Behind D.T.T.K, stands the Japanese artist Detto K. He designs functional sportswear. D.T.T.K has been chosen by Vfiles, next to two other labels, to present their current collection under the frame of the Vfiles fashion show during New York fashion week.
Another label, which presents the healthgoth-look, is the London-based label COTTWEILER. A luxury-sportswear label, that has specialised in function, cut, material and conscious reduction.
Fashion-journalist and Dandy Diary buddy Tim Neugebauer has interview Grabarek and Scott, the inventors of the term healthgoth, for the COMPLEX UK Magazine. They firstly recognised the stronger presence of black-white-performance-fashion on the internet and then later on in the clubs of their home-town Portland.
Therefore healthgoth is another trend, like Seapunk, that was not created on the street or in the clubs, like earlier movements and subcultures as Punk, Gothic or Nu Rave, but on the internet.
Next to COTTWEILER, the creators of #healthgoth named Whatever 21 and ADYN as design-references. When they go online to search for pictures for their facebook fan-page, they type in catchwords as mesh, BioWare, body enhancement tech, prosthetics and tractical gear.

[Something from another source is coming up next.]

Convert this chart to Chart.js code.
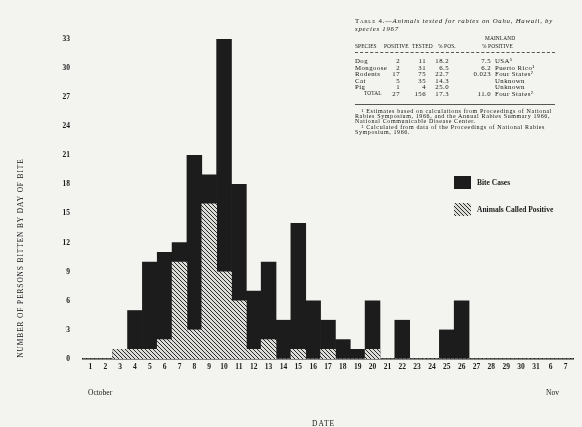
<!DOCTYPE html>
<html>
<head>
<meta charset="utf-8">
<script src="https://cdn.jsdelivr.net/npm/chart.js@4.4.0/dist/chart.umd.min.js"></script>
<style>
    html, body { margin: 0; padding: 0; background: #f3f3f0; }
    #wrap { position: relative; width: 582px; height: 427px; overflow: hidden; font-family: "Liberation Serif", "DejaVu Serif", serif; color: #151515; }
    #chart { position: absolute; left: 0; top: 0; }
    .t { position: absolute; white-space: nowrap; line-height: 1; }
    .tbl { font-size: 6.8px; letter-spacing: 0.45px; }
    .r { text-align: right; }
</style>
</head>
<body>
<div id="wrap">
    <canvas id="chart" width="582" height="427"></canvas>
    <div id="table"></div>
    <div class="t" style="left:88px; top:389px; font-size:7.5px;">October</div>
    <div class="t" style="left:546px; top:389px; font-size:7.5px;">Nov</div>
    <div class="t" style="left:312px; top:420px; font-size:7.5px; letter-spacing:1px;">DATE</div>
</div>
<script>
// Chart data.
const days = ['1', '2', '3', '4', '5', '6', '7', '8', '9', '10', '11', '12', '13', '14', '15', '16',
    '17', '18', '19', '20', '21', '22', '23', '24', '25', '26', '27', '28', '29', '30', '31', '6', '7'];
const bite_cases = [0, 0, 1, 5, 10, 11, 12, 21, 19, 33, 18, 7, 10, 4, 14, 6,
    4, 2, 1, 6, 0, 4, 0, 0, 3, 6, 0, 0, 0, 0, 0, 0, 0];
const called_positive = [0, 0, 1, 1, 1, 2, 10, 3, 16, 9, 6, 1, 2, 0, 1, 0,
    1, 0, 0, 1, 0, 0, 0, 0, 0, 0, 0, 0, 0, 0, 0, 0, 0];
const y_max = 33;
const y_step = 3;
const y_title = 'NUMBER OF PERSONS BITTEN BY DAY OF BITE';

// Table 4 data.
const species = ['Dog', 'Mongoose', 'Rodents', 'Cat', 'Pig', 'TOTAL'];
const positive = ['2', '2', '17', '5', '1', '27'];
const tested = ['11', '31', '75', '35', '4', '156'];
const pct_pos = ['18.2', '6.5', '22.7', '14.3', '25.0', '17.3'];
const mainland_pct = ['7.5', '6.2', '0.023', '', '', '11.0'];
const mainland_where = ['USA¹', 'Puerto Rico¹', 'Four States²', 'Unknown', 'Unknown', 'Four States²'];
const footnotes = [
    '\u2003¹ Estimates based on calculations from Proceedings of National',
    'Rabies Symposium, 1966, and the Annual Rabies Summary 1966,',
    'National Communicable Disease Center.',
    '\u2003² Calculated from data of the Proceedings of National Rabies',
    'Symposium, 1966.',
];

// Build the table text.
function build_table() {
    const box = document.getElementById('table');
    let html = '';
    const add = (text, left, top, cls, extra) => {
        html += '<div class="t tbl ' + (cls || '') + '" style="left:' + left + 'px; top:' + top + 'px;' + (extra || '') + '">' + text + '</div>';
    };
    const small = 'font-size:5.4px; letter-spacing:0.1px;';

    add('<span style="font-variant:small-caps">Table 4.</span>—<i>Animals tested for rabies on Oahu, Hawaii, by</i>', 355, 18, '', 'letter-spacing:0.75px;');
    add('<i>species 1967</i>', 355, 25.5, '', 'letter-spacing:0.75px;');
    add('MAINLAND', 485, 36, '', small);
    add('SPECIES', 355, 44, '', small);
    add('POSITIVE', 384, 44, '', small);
    add('TESTED', 412, 44, '', small);
    add('% POS.', 438, 44, '', small);
    add('% POSITIVE', 482, 44, '', small);
    html += '<div class="t" style="left:355px; top:52px; width:200px; border-top:1px dashed #555;"></div>';

    species.forEach((s, i) => {
        const top = 58 + i * 6.6;
        const total = s == 'TOTAL';
        add(s, total ? 364 : 355, top, '', total ? small : '');
        add(positive[i], 380, top, 'r', 'width:20px;');
        add(tested[i], 405, top, 'r', 'width:21px;');
        add(pct_pos[i], 427, top, 'r', 'width:22px;');
        add(mainland_pct[i], 468, top, 'r', 'width:23px;');
        add(mainland_where[i], 495, top);
    });
    html += '<div class="t" style="left:355px; top:104px; width:200px; border-top:1px solid #555;"></div>';

    footnotes.forEach((f, i) => {
        add(f, 355, 108 + i * 5.2, '', 'font-size:6px; letter-spacing:0.62px;');
    });

    box.innerHTML = html;
}

// Hatch pattern for the positive animals.
function make_hatch() {
    const c = document.createElement('canvas');
    c.width = 4;
    c.height = 4;
    const g = c.getContext('2d');
    g.fillStyle = '#dcdcd8';
    g.fillRect(0, 0, 4, 4);
    g.strokeStyle = '#2a2a2a';
    g.lineWidth = 1;
    g.beginPath();
    g.moveTo(0, 0); g.lineTo(4, 4);
    g.moveTo(-1, 3); g.lineTo(1, 5);
    g.moveTo(3, -1); g.lineTo(5, 1);
    g.stroke();
    return g.createPattern(c, 'repeat');
}

const hatch = make_hatch();

// Legend and vertical axis title drawn beside the plot.
const legend_plugin = {
    id: 'side_legend',
    afterDraw(chart) {
        const ctx = chart.ctx;
        ctx.save();
        ctx.fillStyle = '#1c1c1c';
        ctx.fillRect(454, 176, 17, 13);
        ctx.fillStyle = hatch;
        ctx.fillRect(454, 203, 17, 13);
        ctx.fillStyle = '#1a1a1a';
        ctx.font = 'bold 7.5px "Liberation Serif", serif';
        ctx.textBaseline = 'middle';
        ctx.fillText(chart.data.datasets[0].label, 477, 183);
        ctx.fillText(chart.data.datasets[1].label, 477, 210);
        ctx.restore();

        // Y title.
        ctx.save();
        ctx.translate(21, 258);
        ctx.rotate(-Math.PI / 2);
        ctx.fillStyle = '#111';
        ctx.font = '7.4px "Liberation Serif", serif';
        ctx.letterSpacing = '0.9px';
        ctx.textAlign = 'center';
        ctx.textBaseline = 'middle';
        ctx.fillText(y_title, 0, 0);
        ctx.restore();
    },
};

const tick_font = { family: '"Liberation Serif", serif', size: 7.5, weight: 'bold' };

const config = {
    type: 'bar',
    data: {
        labels: days,
        datasets: [{
            label: 'Bite Cases',
            data: bite_cases,
            backgroundColor: '#1c1c1c',
            order: 2,
        }, {
            label: 'Animals Called Positive',
            data: called_positive,
            backgroundColor: hatch,
            order: 1,
        }],
    },
    options: {
        responsive: false,
        animation: false,
        layout: { padding: { top: 39, right: 9, left: 0, bottom: 0 } },
        datasets: {
            bar: {
                grouped: false,
                barPercentage: 1,
                categoryPercentage: 1,
                borderWidth: 0,
            },
        },
        plugins: {
            legend: { display: false },
            tooltip: { enabled: false },
        },
        scales: {
            x: {
                grid: { display: false, drawTicks: false },
                border: { display: true, color: '#1a1a1a', width: 1.5 },
                ticks: { color: '#1a1a1a', font: tick_font, padding: 4, maxRotation: 0, autoSkip: false },
                afterFit(scale) { scale.height = 68; },
            },
            y: {
                min: 0,
                max: y_max,
                grid: { display: false, drawTicks: false },
                border: { display: false },
                ticks: { stepSize: y_step, color: '#1a1a1a', font: tick_font, padding: 13 },
                afterFit(scale) { scale.width = 83; },
            },
        },
    },
    plugins: [legend_plugin],
};

build_table();
window.myChart = new Chart(document.getElementById('chart'), config);
</script>
</body>
</html>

The question, if there was a soundtrack to the #healthgoth movement, has a surprising answer. They think that music nowadays is not necessary for defining a sub-culture. Over Instagram and Tumblr, a movement can start existing over night and simply over visual aesthetics, Grabarek and Scott are saying in the COMPLEX interview.
As the name already says, #healthgoth is also about health, efficiency and performance of the own body. Wobbly tummies and lazy bodies due to weed-consumation are not welcome.
US electronic-artist Deathface has defined 10 rules for the new trend, you can read them at VICE Magazine. For all soon-to-be healthgoths, the last two, probably most important rules:
Pre-workout is better than cocaine, because instead of talking about bullshit for an hour, you get a sick pump, and everyone loves vascularity.
Healthgoth is a completely made-up subculture, but it means that I don’t have to change out of my gym clothes to go out, so I’m all for it.
Well, now nothing can go wrong! Go for it!